Evaluating this we have

\begin{aligned}m r^2 \sin\theta \cos\theta \dot{\phi}^2 - m g r \sin\theta = \frac{d}{dt} \left( -m r^2 \dot{\theta} \right).\end{aligned} \hspace{\stretch{1}}(2.19)

It would be reasonable now to compare this the $\theta$ Euler-Lagrange equations, but evaluating those we get

\begin{aligned}m r^2 \sin\theta \cos\theta \dot{\phi}^2 + m g r \sin\theta = \frac{d}{dt} \left( m r^2 \dot{\theta} \right).\end{aligned} \hspace{\stretch{1}}(2.20)

Bugger. We’ve got a sign difference on the $\dot{\phi}^2$ term? But I don’t see any error made.

# Simpler planar example.

Having found an inconsistency with Routhian formalism and the concrete example of the spherical pendulum which has a cyclic coordinate as desired, let’s step back slightly, and try a simpler example, artificially constructed

\begin{aligned}\mathcal{L} = \frac{1}{{2}} m (\dot{x}^2 + \dot{y}^2 ) - V(x).\end{aligned} \hspace{\stretch{1}}(3.21)

Our Hamiltonian and Routhian functions are

\begin{aligned}H &= \frac{1}{{2}} m (\dot{x}^2 + \dot{y}^2 ) + V(x) \\ R &= \frac{1}{{2}} m (-\dot{x}^2 + \dot{y}^2 ) + V(x) \end{aligned} \hspace{\stretch{1}}(3.22)

For the non-cyclic coordinate we should have

\begin{aligned}\frac{\partial {R}}{\partial {x}} = \frac{d}{dt} \frac{\partial {R}}{\partial {\dot{x}}},\end{aligned} \hspace{\stretch{1}}(3.24)

which is

\begin{aligned}V'(x) = \frac{d}{dt}\left( - m \dot{x} \right)\end{aligned} \hspace{\stretch{1}}(3.25)

Okay, good, that’s what is expected, and exactly what we get from the Euler-Lagrange equations. This looks good, so where did things go wrong in the spherical pendulum evaluation.

# References

[1] H. Goldstein. Classical mechanics. Cambridge: Addison-Wesley Press, Inc, 1st edition, 1951.

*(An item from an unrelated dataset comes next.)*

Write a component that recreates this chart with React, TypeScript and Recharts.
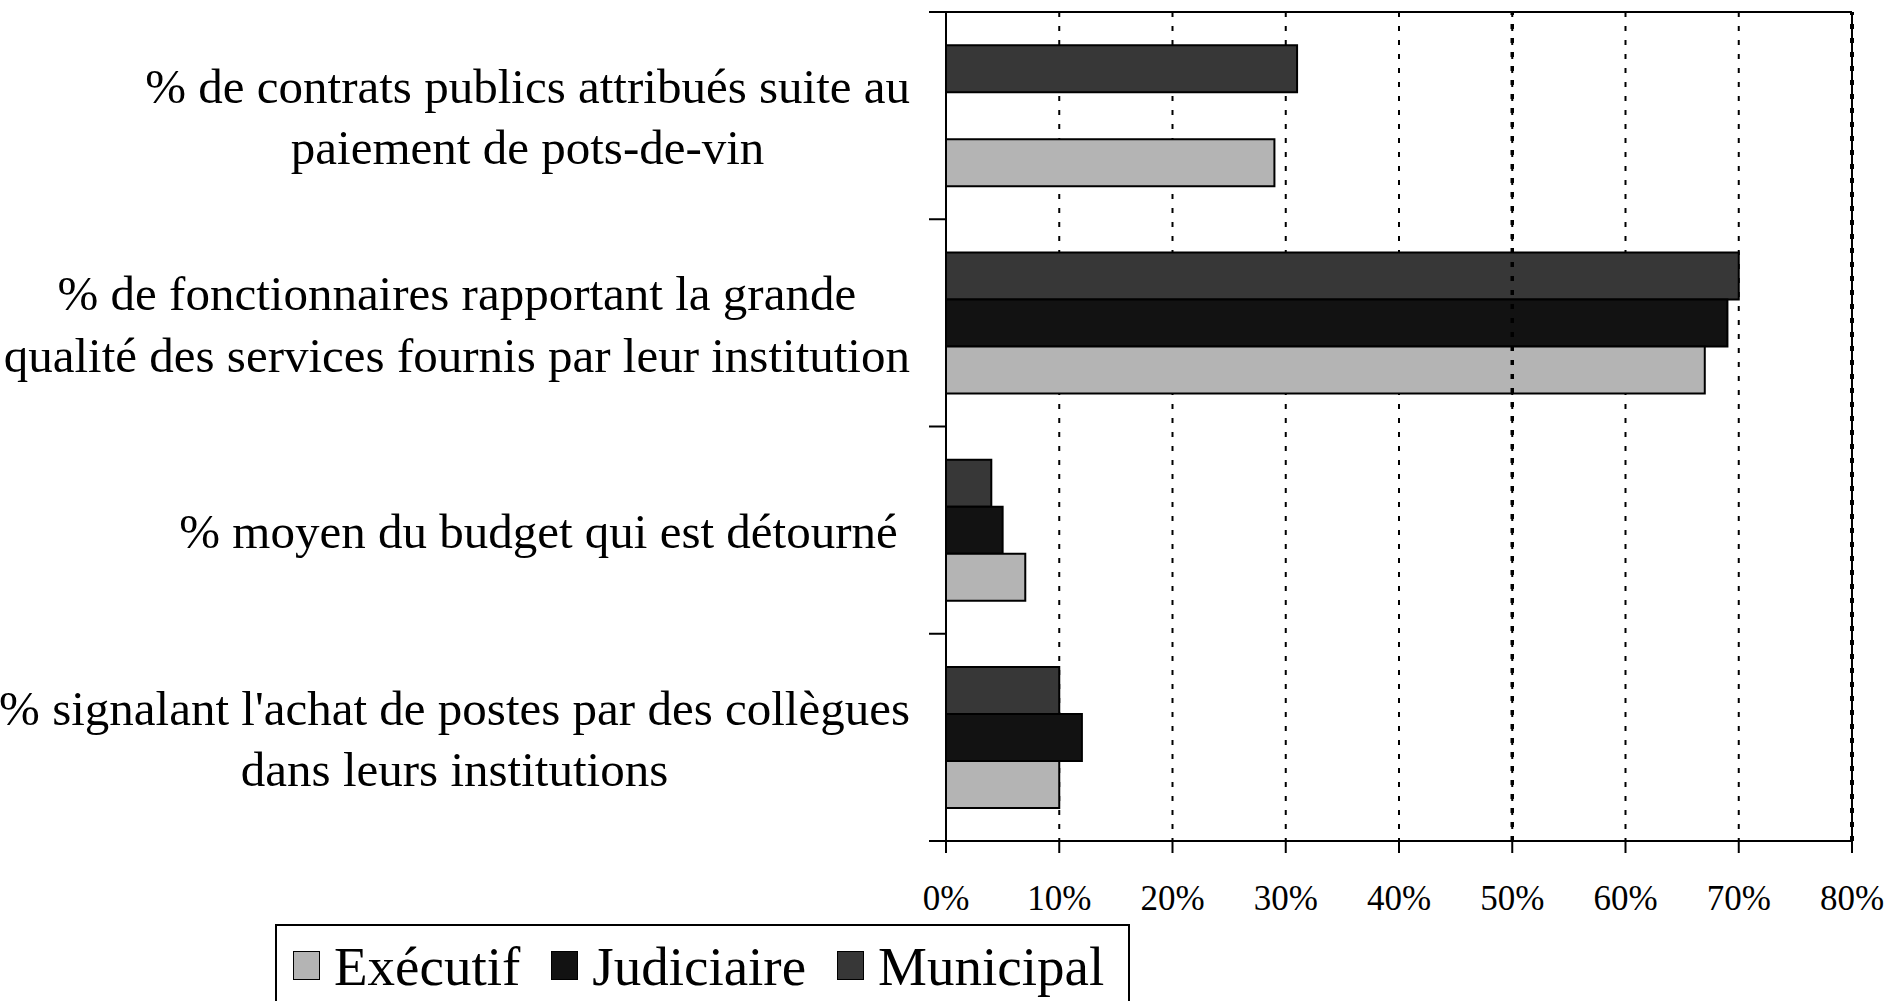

1. ### Notes on Goldstein’s Routh’s procedure (continued again.) « Peeter Joot's Blog.said

[…] This continues the Routhian procedure notes from last post. […]

2. ### Ashasaid

As you are taking partial derivatives of L, H and R, which are depend on multiple variables, it is helpful (and possibly clear up some confusion early on) to write the respective arguments of the functions for every circumstance.

• ### peeterjootsaid

I ended up figuring out which variables to use in the followup to this, but you are right, that would have helped.